The answer is ‘Yes’ to both questions. Customer Loyalty is still relevant, but it is hard to get and even harder to retain as the competition is so tight. This is the starting point of The 7 Pillars Of The New Customer Loyalty, our new checklist that will help you improve your strategy and evolve to stay relevant. 

As said, loyalty is still important and will continue to be in the next future. Indeed, in times when we have become accustomed to brand switching and polygamous loyalty, the ability to attract and retain the attention and engagement of customers is even more critical.

The reason lies not only in the economic value of this long-lasting relationship - loyal customers buy more and more often - but also in exponential effects regarding competitive advantage (i.e. the sharing of 'positive vibrations' in their communities and social networks).

If the intrinsic value of the customer loyalty remains unchanged, however, the same can not be said of the relationship between companies and people. This connection has been deeply altered by the advent of the digital technology, that has shaped the market scenario in which we have been immersed for more than ten years now.

Not to mention that the pace of this change has further accelerated with the advent of the mobile devices.
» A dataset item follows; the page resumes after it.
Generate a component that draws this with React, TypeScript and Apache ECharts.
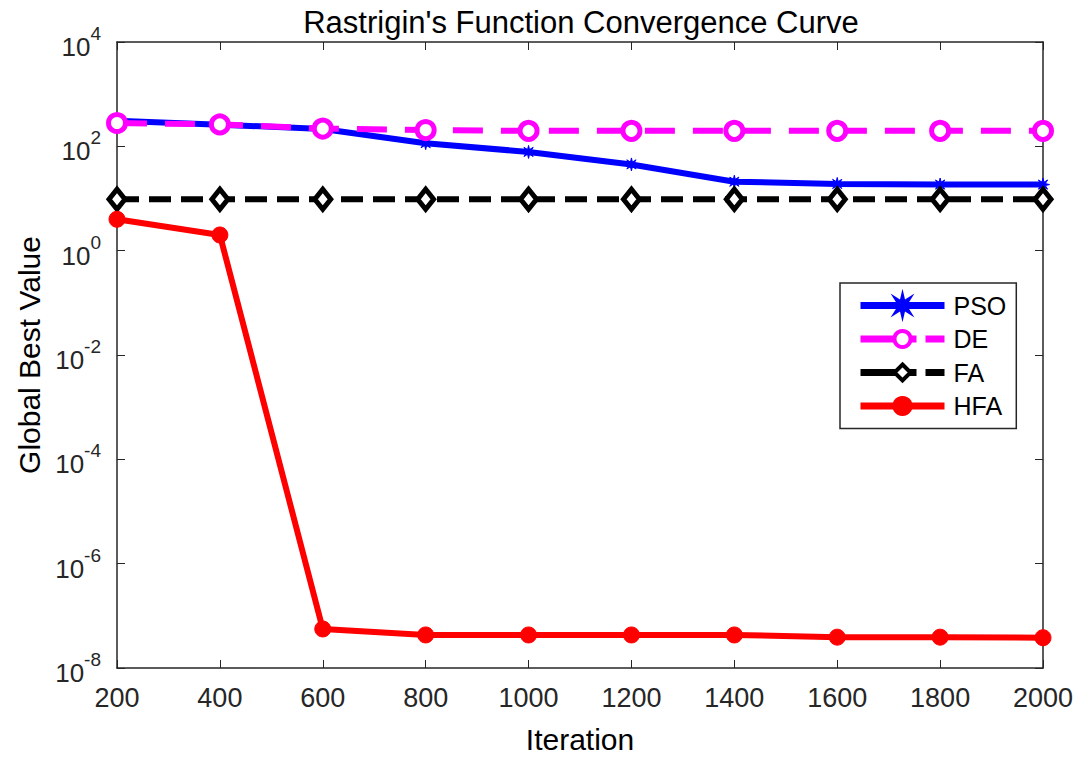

In a few years, in fact, the smartphone has become the primary point of reference we all turn to when we need information and make weighted decisions.

Whether it is a car purchase, a comparison between two TV models, a holiday booking, the choice of the perfect outfit for the evening, or the sharing of our opinions, the answer is always there, in the palm of our hand.

If we turn the focus on the Brand, the story remains the same: the smartphone is the primary means of spreading contents and messages. When it comes to digital customers (Millennials and Generation Z above all), there is no engagement and loyalty strategy without mobile technology.

We want to emphasize the fact that technology is, as always, a means and not the ultimate goal of your strategy: the solution is not to recreate, in the digital context, the old dynamics of engagement and fidelization typical of the offline world (a virtual loyalty card, to name one).

The reason is that today people do not just want to buy products or services. They want to live experiences. At the heart of any loyalty strategy, there should be the awareness of the value of customer experience as the primary factor of differentiation on the market.

According to Gartner, 89% of companies expect that the decisive battle for relevance on the digital markets will be fought in the field of customer experience. It is not a coincidence: people already consider the experience more important than price and the product itself.

In order to grow your business, you must build personal relationships with customers. Focusing on the experience is the only way to move from a utilitarian loyalty (I spend, and you give me a tangible prize in return) to an emotional loyalty (I choose you because I feel I am an integral part of the Brand).

The evolution from a traditional fidelization to the 'new customer loyalty' is not easy or immediate, but it is necessary if you want to survive in an ecosystem increasingly saturated and competitive. To move towards the future, you must first take a step back, admitting that you do not know your customers, despite the Big Data and your CRM.

The amount of information about customers that the technology makes available to companies is of no use if you do not know what to look for, how to move from macro to micro, and ultimately how to get an intimate understanding of the person.

Before even thinking about customer engagement and loyalty, you have to understand people. Choices are mainly driven by emotional elements, so you need another key to read the traits of personality, behaviors, attitudes, thought patterns, and prejudices.

We are talking about the final step from the study of the Demographics - which tell you who the customers are - to the Psychographics - which tell you what they think and what they want.

Only by studying these essential hidden traits you will be able to gather and select the data you need to personalize experiences and messages. Understanding is the basic requirement to convert customers into Brand Ambassadors.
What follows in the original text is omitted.